Generally speaking, pain is often associated with some degree of inflammation. Hence the benefit of anti-inflammatory medications. The strongest anti-inflammatory medications known to man are steroids, but the side effect profile of these strong medications makes it unwise to use them if other options exist, and consequently, they are available by prescription only. If adequate improvement has not been obtained and acute pain is persisting despite oral NSAID’s and other strategies above, various steroid formulations can be considered under the guidance of a physician, and can be administered by the injection route, in addition to the oral route.

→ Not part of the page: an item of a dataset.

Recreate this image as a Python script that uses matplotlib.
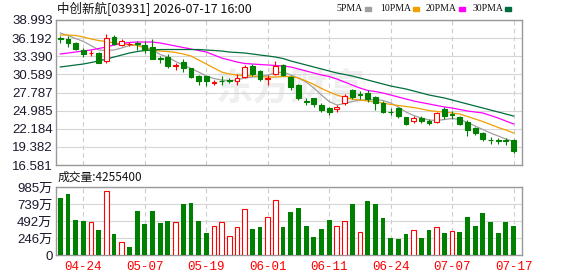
import matplotlib
matplotlib.use('Agg')
import matplotlib.pyplot as plt
from matplotlib.patches import Rectangle

plt.rcParams['font.family'] = ['Noto Sans CJK SC', 'DejaVu Sans']

# daily candles, 60 trading days
opens = [36.2, 36.05, 35.5, 34.4, 33.85, 33.9, 32.7, 36.3, 35.2, 35.25,
         35.4, 35.1, 34.8, 33.1, 33.3, 31.95, 32.5, 31.5, 30.4, 30.3,
         29.25, 29.6, 29.65, 29.5, 30.25, 31.9, 31.1, 29.9, 30.65, 32.0,
         30.2, 28.95, 26.4, 26.9, 25.85, 25.45, 25.2, 26.1, 28.2, 27.5,
         27.75, 27.1, 26.2, 24.85, 25.35, 23.95, 23.45, 23.8, 23.4, 23.3,
         25.2, 24.4, 23.95, 23.3, 22.25, 21.55, 20.5, 20.4, 20.45, 20.45]
highs = [36.5, 36.5, 35.6, 34.6, 34.3, 34.0, 36.8, 36.7, 36.0, 35.6,
         35.8, 35.7, 36.1, 33.4, 33.7, 32.4, 33.0, 31.6, 30.5, 30.4,
         29.7, 30.4, 30.0, 30.7, 32.0, 32.2, 31.3, 30.5, 32.6, 32.2,
         30.4, 29.1, 26.9, 27.0, 26.1, 25.5, 25.8, 27.5, 28.4, 28.0,
         28.15, 27.3, 26.4, 25.4, 25.6, 24.0, 24.15, 24.2, 23.7, 24.8,
         25.5, 25.0, 24.2, 23.5, 22.5, 21.7, 20.9, 20.8, 20.8, 20.6]
lows = [35.5, 34.8, 34.3, 33.2, 33.5, 32.3, 32.4, 35.1, 34.9, 34.9,
        34.3, 33.9, 32.9, 32.4, 31.6, 31.3, 31.0, 30.0, 28.9, 28.8,
        28.9, 29.0, 29.2, 29.0, 30.1, 30.3, 29.5, 29.0, 30.5, 30.3,
        28.2, 26.6, 25.8, 25.6, 24.7, 24.3, 24.8, 25.9, 26.8, 26.8,
        26.35, 25.1, 24.6, 24.3, 23.8, 22.7, 23.1, 23.1, 22.8, 23.1,
        23.7, 23.7, 22.7, 21.1, 21.2, 20.3, 19.9, 19.9, 19.7, 18.5]
closes = [36.1, 35.4, 34.5, 33.7, 33.95, 32.4, 36.2, 35.3, 35.75, 35.3,
          35.3, 34.4, 33.0, 32.95, 31.9, 32.05, 31.5, 30.25, 29.6, 29.5,
          29.35, 29.5, 29.55, 30.0, 31.7, 30.65, 29.8, 30.1, 31.9, 30.5,
          28.7, 27.0, 26.3, 26.0, 25.1, 24.8, 25.5, 27.25, 27.1, 27.35,
          26.75, 26.1, 24.85, 24.75, 24.15, 22.9, 23.8, 23.45, 23.05, 24.55,
          24.15, 24.25, 22.9, 22.0, 21.6, 20.55, 20.4, 20.3, 20.3, 18.8]

# volume in 万股, and whether the volume bar is drawn red (up day)
volumes = [830, 884, 507, 493, 473, 362, 927, 304, 183, 116,
           637, 449, 637, 464, 493, 473, 739, 753, 493, 319,
           415, 473, 275, 406, 666, 377, 406, 546, 797, 406,
           623, 681, 420, 261, 377, 507, 415, 488, 739, 328,
           782, 739, 536, 246, 232, 304, 357, 246, 357, 401,
           319, 343, 333, 550, 420, 608, 478, 319, 478, 425.54]
vol_red = [0, 0, 0, 0, 1, 0, 1, 0, 1, 0,
           0, 0, 0, 0, 0, 1, 0, 0, 0, 0,
           1, 1, 1, 1, 1, 0, 0, 1, 1, 0,
           0, 0, 0, 0, 0, 0, 1, 1, 0, 1,
           0, 0, 0, 0, 0, 0, 1, 0, 0, 1,
           0, 1, 0, 0, 0, 0, 0, 0, 0, 0]

ma5 = [36.98, 36.60, 36.13, 35.67, 35.05, 34.36, 34.28, 34.36, 34.67, 35.05,
       35.13, 34.82, 34.36, 33.66, 33.27, 32.58, 32.04, 31.50, 30.95, 30.34,
       29.95, 29.72, 29.61, 29.72, 30.03, 30.18, 30.26, 30.49, 30.80, 30.95,
       30.49, 30.03, 29.41, 28.48, 27.40, 26.39, 25.85, 26.08, 26.39, 26.63,
       26.63, 26.70, 26.55, 26.17, 25.55, 24.77, 24.23, 23.84, 23.53, 23.46,
       23.61, 23.77, 23.61, 23.15, 22.61, 22.07, 21.53, 21.06, 20.60, 20.21]
ma10 = [36.67, 36.67, 36.60, 36.37, 36.06, 35.82, 35.67, 35.44, 35.28, 35.21,
        35.05, 34.67, 34.36, 34.20, 34.12, 33.97, 33.74, 33.43, 32.81, 32.19,
        31.57, 30.95, 30.65, 30.49, 30.42, 30.34, 30.26, 30.18, 30.18, 30.26,
        30.26, 30.03, 29.57, 29.03, 28.41, 27.87, 27.40, 27.01, 26.78, 26.63,
        26.47, 26.32, 26.17, 25.93, 25.78, 25.62, 25.47, 25.24, 25.00, 24.85,
        24.77, 24.62, 24.46, 24.08, 23.69, 23.30, 22.84, 22.38, 21.99, 21.53]
ma20 = [33.74, 33.89, 34.05, 34.20, 34.36, 34.59, 34.82, 35.13, 35.36, 35.52,
        35.59, 35.59, 35.59, 35.44, 35.21, 34.97, 34.74, 34.51, 34.28, 34.05,
        33.58, 33.12, 32.81, 32.50, 32.27, 32.19, 32.11, 32.04, 31.96, 31.88,
        31.73, 31.42, 31.11, 30.80, 30.49, 30.26, 29.87, 29.41, 28.94, 28.48,
        28.10, 27.94, 27.71, 27.40, 27.09, 26.78, 26.47, 26.24, 26.01, 25.78,
        25.55, 25.39, 25.16, 24.93, 24.77, 24.62, 24.23, 23.84, 23.38, 22.92]
ma30 = [31.73, 31.88, 32.04, 32.19, 32.42, 32.66, 32.96, 33.27, 33.58, 33.89,
        34.12, 34.28, 34.35, 34.43, 34.43, 34.43, 34.43, 34.43, 34.43, 34.35,
        34.28, 34.20, 34.04, 33.97, 33.89, 33.74, 33.58, 33.43, 33.27, 33.04,
        32.66, 32.35, 32.04, 31.73, 31.42, 31.11, 30.80, 30.57, 30.34, 30.03,
        29.72, 29.41, 29.10, 28.79, 28.56, 28.33, 28.02, 27.71, 27.40, 27.17,
        26.94, 26.63, 26.32, 26.01, 25.70, 25.39, 25.08, 24.77, 24.46, 24.15]

date_pos = [3, 11, 19, 27, 35, 43, 51, 59]
date_labels = ['04-24', '05-07', '05-19', '06-01', '06-11', '06-24', '07-07', '07-17']
price_ticks = [16.581, 19.382, 22.184, 24.985, 27.787, 30.589, 33.390, 36.192, 38.993]
price_labels = ['16.581', '19.382', '22.184', '24.985', '27.787', '30.589', '33.390', '36.192', '38.993']
vol_ticks = [0, 246.25, 492.5, 738.75, 985]
vol_labels = ['0', '246万', '492万', '739万', '985万']

RED = '#ff0000'
GREEN = '#008000'
ma_colors = ['#a0a0a0', '#f0a000', '#ff00ff', '#006e3c']
ma_names = ['5PMA', '10PMA', '20PMA', '30PMA']

fig = plt.figure(figsize=(5.78, 2.76), dpi=100)
ax = fig.add_axes([56/578, 1-165/276, 466/578, 145/276])
axv = fig.add_axes([56/578, 1-255/276, 466/578, 68/276])

x = list(range(len(closes)))
w = 0.62

# watermark
ax.text(30, 28.3, '东方财富', fontsize=27, fontweight='bold', color='#efefef',
        ha='center', va='center', zorder=0)

for i in x:
    o, c = opens[i], closes[i]
    up = c >= o
    col = RED if up else GREEN
    ax.vlines(i, lows[i], highs[i], color=col, lw=0.8, zorder=3)
    h = max(abs(c - o), 0.04)
    ax.bar(i, h, bottom=min(o, c), width=w, facecolor='white' if up else GREEN,
           edgecolor=col, lw=0.8, zorder=4)

for vals, col in zip([ma5, ma10, ma20, ma30], ma_colors):
    ax.plot(x, vals, color=col, lw=0.9, zorder=2)

for i in x:
    if vol_red[i]:
        axv.bar(i, volumes[i], width=w, facecolor='white', edgecolor=RED, lw=0.8, zorder=3)
    else:
        axv.bar(i, volumes[i], width=w, color=GREEN, lw=0, zorder=3)

for a in (ax, axv):
    a.set_xlim(-0.56, 60.1)
    a.set_xticks(date_pos)
    a.grid(axis='x', color='#cccccc', lw=0.8, ls=(0, (4, 3)), zorder=1)
    a.grid(axis='y', color='#d6d6d6', lw=0.8, zorder=1)
    a.tick_params(length=0, pad=2.5)
    for s in a.spines.values():
        s.set_color('#999999')
        s.set_linewidth(1.0)

ax.set_ylim(price_ticks[0], price_ticks[-1])
ax.set_yticks(price_ticks)
ax.set_yticklabels(price_labels, fontsize=9.5, color='#1a1a2e', family=['Liberation Sans'])
ax.set_xticklabels([])

axv.set_ylim(0, 985)
axv.set_yticks(vol_ticks)
axv.set_yticklabels(vol_labels, fontsize=9.5, color='#1a1a2e',
                    family=['Liberation Sans', 'Noto Sans CJK SC'])
axv.set_xticklabels(date_labels, fontsize=9, color=RED, family=['Liberation Mono'])
axv.tick_params(axis='x', pad=4.5)

fig.text(57/578, 1-8.5/276, '中创新航[03931] 2026-07-17 16:00', fontsize=9,
         va='center', ha='left', color='#111111')
fig.text(58/578, 1-177/276, '成交量:4255400', fontsize=8.5,
         va='center', ha='left', color='#111111')

# legend: label text ends just before its colour marker
marker_x = [365, 413, 459, 505]
for mx, name, col in zip(marker_x, ma_names, ma_colors):
    fig.text((mx - 2)/578, 1-8.7/276, name, fontsize=7, family=['Liberation Serif'],
             va='center', ha='right', color='#111111')
    fig.patches.append(Rectangle((mx/578, 1-10.5/276), 6/578, 4/276, color=col,
                                 transform=fig.transFigure, figure=fig))

fig.savefig('out.png', dpi=100)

When considering oral medications, looking at the big picture is important, as always. For example, other medical conditions matter, and a patient with diabetes and poor kidney function should not be offered NSAID medications such as ibuprofen or naproxen, given the impact of these medications on the kidneys. Caution needs to be exercised when considering steroids as well, given the temporary, but potentially significant impact on blood sugar in this patient population. Another example would be a recovering alcoholic patient with liver damage, or any patient with elevated liver enzymes. They should minimize usage of medications that are metabolized by the liver, such as acetaminophen, or opioids, which are known to be hepatotoxic, or potentially damaging to the liver. Still another example is an elderly patient at a high risk of falls on a muscle relaxer. Nearly all muscle relaxers are associated with some degree of sedation, which can dramatically increase the risk of falling and its associated potential complications, such as hip fracture.
Above all else, remember the words of my eighth grade teacher, Mr. Brogan, who said that “all things pass”. Hopefully this adage will help minimize anxiety, decrease health care expenses, and keep you and your family and friends out of the ER and the OR.